2005 Northern Cypriot parliamentary election
- 50 seats in the Assembly of the Republic 26 seats needed for a majority
- This lists parties that won seats. See the complete results below.
| Party |  | Leader | Vote % | Seats | +/– |
|  | CTP | Mehmet Ali Talat | 44.51 | 24 | +5 |
|  | UBP | Derviş Eroğlu | 31.67 | 19 | +1 |
|  | DP | Serdar Denktaş | 13.47 | 6 | −1 |
|  | BDH | Mustafa Akıncı | 5.84 | 1 | −5 |
| Prime Minister before | Prime Minister after |
| Mehmet Ali Talat CTP | Mehmet Ali Talat CTP |

= 2005 Northern Cypriot parliamentary election =

Early parliamentary elections were held in Northern Cyprus on 20 February 2005, after the coalition government led by Mehmet Ali Talat lost its majority in the House of Representatives. The vote was a resounding victory for Mehmet Ali Talat's CTP-United Forces alliance, although it fell just short of a majority. The UBP, Democratic Party and BDH also crossed the 5% election threshold and won seats in the House.

==Electoral system==
The House had 50 members, elected for a five-year term by mitigated proportional representation. Under North Cyprus law, a party had to receive 5% of the total vote to get any seats in parliament.

==Results==

| Party |  | Votes | % | Seats | +/– |
|  | Republican Turkish Party | 577,443 | 44.51 | 24 | +5 |
|  | National Unity Party | 410,813 | 31.67 | 19 | +1 |
|  | Democratic Party | 174,721 | 13.47 | 6 | –1 |
|  | Peace and Democracy Movement | 75,747 | 5.84 | 1 | –5 |
|  | Communal Liberation Party | 31,210 | 2.41 | 0 | – |
|  | New Party | 20,832 | 1.61 | 0 | New |
|  | Nationalist Justice Party [tr] | 6,519 | 0.50 | 0 | New |
|  | Independents | 58 | 0.00 | 0 | New |
| Total |  | 1,297,343 | 100.00 | 50 | 0 |
| Valid votes |  | 113,639 | 95.49 |  |  |
| Invalid/blank votes |  | 5,370 | 4.51 |  |  |
| Total votes |  | 119,009 | 100.00 |  |  |
| Registered voters/turnout |  | 147,249 | 80.82 |  |  |
Source: YSK

==Aftermath==
Talat became Prime Minister, leading a coalition of the CTP and DP.

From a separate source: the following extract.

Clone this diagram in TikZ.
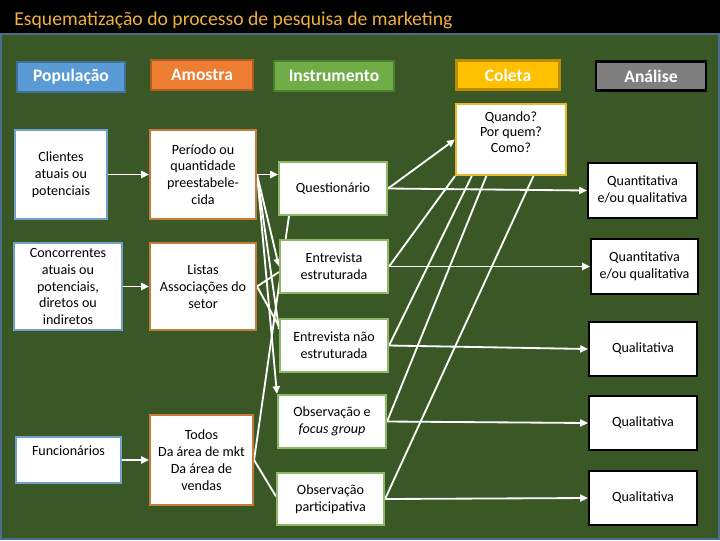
\documentclass[tikz,border=0pt]{standalone}
\usepackage{fontspec}
\setmainfont{Carlito}
\usetikzlibrary{arrows.meta,calc}
\definecolor{panelgreen}{HTML}{3A5826}
\definecolor{panelrim}{HTML}{4C6E8C}
\definecolor{titleorange}{HTML}{F0B03A}
\definecolor{popfill}{HTML}{5B9BD5}
\definecolor{popline}{HTML}{41719C}
\definecolor{popedge}{HTML}{729FC6}
\definecolor{amofill}{HTML}{ED7D31}
\definecolor{amoline}{HTML}{AE5A21}
\definecolor{amoedge}{HTML}{C47B3B}
\definecolor{insfill}{HTML}{70AD47}
\definecolor{insline}{HTML}{507E32}
\definecolor{insedge}{HTML}{8DB966}
\definecolor{colfill}{HTML}{FFC000}
\definecolor{colline}{HTML}{BC8C00}
\definecolor{coledge}{HTML}{E9B82E}
\definecolor{anafill}{HTML}{7F7F7F}
\pgfdeclarelayer{panel}
\pgfdeclarelayer{wires}
\pgfsetlayers{panel,wires,main}
\tikzset{
  sz/.style 2 args={minimum width=#1*0.025cm, minimum height=#2*0.025cm},
  head/.style={draw, line width=1.5pt, text=white, inner sep=1pt, font=\fontsize{12.5}{14}\selectfont\bfseries},
  cell/.style={draw, fill=white, line width=1.5pt, align=center, inner sep=1pt, font=\fontsize{10}{12}\selectfont},
  wire/.style={draw=white, line width=1.3pt},
  >={Triangle[length=5.5pt,width=5pt]}
}
\begin{document}
\begin{tikzpicture}[x=0.025cm, y=-0.025cm]
	\useasboundingbox (0,0) rectangle (720,540);
	\begin{pgfonlayer}{panel}
		\fill[black] (0,0) rectangle (720,34);
		\draw[panelrim, fill=panelgreen, line width=1.5pt] (1,34) rectangle (719,539);
	\end{pgfonlayer}
	\node[anchor=west, text=titleorange, font=\fontsize{14}{16}\selectfont, inner sep=0pt] (title) at (14,20) {Esquematização do processo de pesquisa de marketing};

	\node[head, sz={108}{30}, fill=popfill, draw=popline] (hpop) at (71,77) {População};
	\node[head, sz={102}{30}, fill=amofill, draw=amoline] (hamo) at (202,75) {Amostra};
	\node[head, sz={120}{30}, fill=insfill, draw=insline] (hins) at (334,76) {Instrumento};
	\node[head, sz={103}{29}, fill=colfill, draw=colline] (hcol) at (508,75) {Coleta};
	\node[head, sz={110}{29}, fill=anafill, draw=black] (hana) at (651,76) {Análise};

	\node[cell, sz={92}{89}, draw=popedge] (cli) at (61,174.5) {Clientes\\atuais ou\\potenciais};
	\node[cell, sz={108}{87}, draw=popedge] (con) at (68,286.5) {Concorrentes\\atuais ou\\potenciais,\\diretos ou\\indiretos};
	\node[cell, sz={105}{46}, draw=popedge] (fun) at (68.5,460) {Funcionários\\[2pt]};

	\node[cell, sz={106}{89}, draw=amoedge] (per) at (203,174.5) {Período ou\\quantidade\\preestabele-\\cida};
	\node[cell, sz={106}{87}, draw=amoedge] (lis) at (203,286.5) {Listas\\Associações do\\setor};
	\node[cell, sz={103}{90}, draw=amoedge] (tod) at (201.5,460) {Todos\\Da área de mkt\\Da área de\\vendas};

	\node[cell, sz={108}{53}, draw=insedge] (que) at (333,188.5) {Questionário};
	\node[cell, sz={108}{53}, draw=insedge] (ees) at (334,266.5) {Entrevista\\estruturada};
	\node[cell, sz={108}{53}, draw=insedge] (enf) at (334,345.5) {Entrevista não\\estruturada};
	\node[cell, sz={108}{53}, draw=insedge] (ofg) at (332,421.5) {Observação e\\\textit{focus group}};
	\node[cell, sz={107}{52}, draw=insedge] (opa) at (330.5,499) {Observação\\participativa};

	\node[cell, sz={110}{71}, draw=coledge, font=\fontsize{10}{11}\selectfont] (qpc) at (511,139.5) {Quando?\\Por quem?\\Como?\\\mbox{}};

	\node[cell, sz={109}{55}, draw=black] (a1) at (642.5,190.5) {Quantitativa\\e/ou qualitativa};
	\node[cell, sz={107}{55}, draw=black] (a2) at (644.5,266.5) {Quantitativa\\e/ou qualitativa};
	\node[cell, sz={108}{54}, draw=black] (a3) at (643,349) {Qualitativa};
	\node[cell, sz={108}{54}, draw=black] (a4) at (643,423) {Qualitativa};
	\node[cell, sz={108}{54}, draw=black] (a5) at (643,498) {Qualitativa};

	\begin{pgfonlayer}{wires}
		\draw[wire, ->] (cli) -- (per);
		\draw[wire, ->] (con) -- (lis);
		\draw[wire, ->] (fun) -- (tod);
		\draw[wire, ->] (per.east) -- (que.west |- per.east);
		\draw[wire, ->] (per.east) -- (ees.west);
		\draw[wire] (per.east) -- ($(enf.north west)!0.2!(enf.south west)$);
		\draw[wire, ->] (per.east) -- (ofg.north west);
		\draw[wire] (lis.east) -- ($(ees.north west)!0.6!(ees.south west)$);
		\draw[wire] (lis.east) -- ($(enf.north west)!0.15!(enf.south west)$);
		\draw[wire] (tod.east) -- ($(que.south west)!0.1!(que.south east)$);
		\draw[wire] (tod.east) -- ($(opa.north west)!0.45!(opa.south west)$);
		\draw[wire, ->] (que.east) -- (qpc.west);
		\draw[wire, ->] (que.east) -- (a1.west);
		\draw[wire, ->] (ees.east) -- (a2.west);
		\draw[wire, ->] (enf.east) -- (a3.west);
		\draw[wire, ->] (ofg.east) -- (a4.west);
		\draw[wire, ->] (opa.east) -- (a5.west);
		\draw[wire] (ees.east) -- (qpc.south west);
		\draw[wire] (enf.east) -- ($(qpc.south west)!0.15!(qpc.south east)$);
		\draw[wire] (ofg.east) -- ($(qpc.south west)!0.28!(qpc.south east)$);
		\draw[wire] (opa.east) -- ($(qpc.south west)!0.7!(qpc.south east)$);
	\end{pgfonlayer}
\end{tikzpicture}
\end{document}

===June 2006 by-election===
A by-election was held on 25 June 2006 to fill the positions left vacant by the death of Salih Miroğlu (UBP general secretary) and the election of Talat as president. The two parliamentary seats in contention were in Lefkoşa and Kyrenia. This by-election was held together with municipal elections, and the United States Department of State reported that both "were generally free and fair". Of the two vacant seats, one was held by the National Unity Party, the other by the CTP. The two elected candidates were Gülboy Beydağlı and Özkan Yorgancıoğlu, both of which belong to the CTP. The latter thus increased its representation in the Assembly from 24 to 25 seats. The ruling coalition of the CTP and DP had difficulty forming a government after this by-election. When three deputies (two from the National Unity Party and one from the Democratic Party) resigned to form the new, progovernment Freedom and Reform Party in September, the coalition collapsed and Serdar Denktaş quit the government. The CTP then formed a coalition government with the newly formed Freedom and Reform Party, in which it was the biggest partner, holding seven ministries.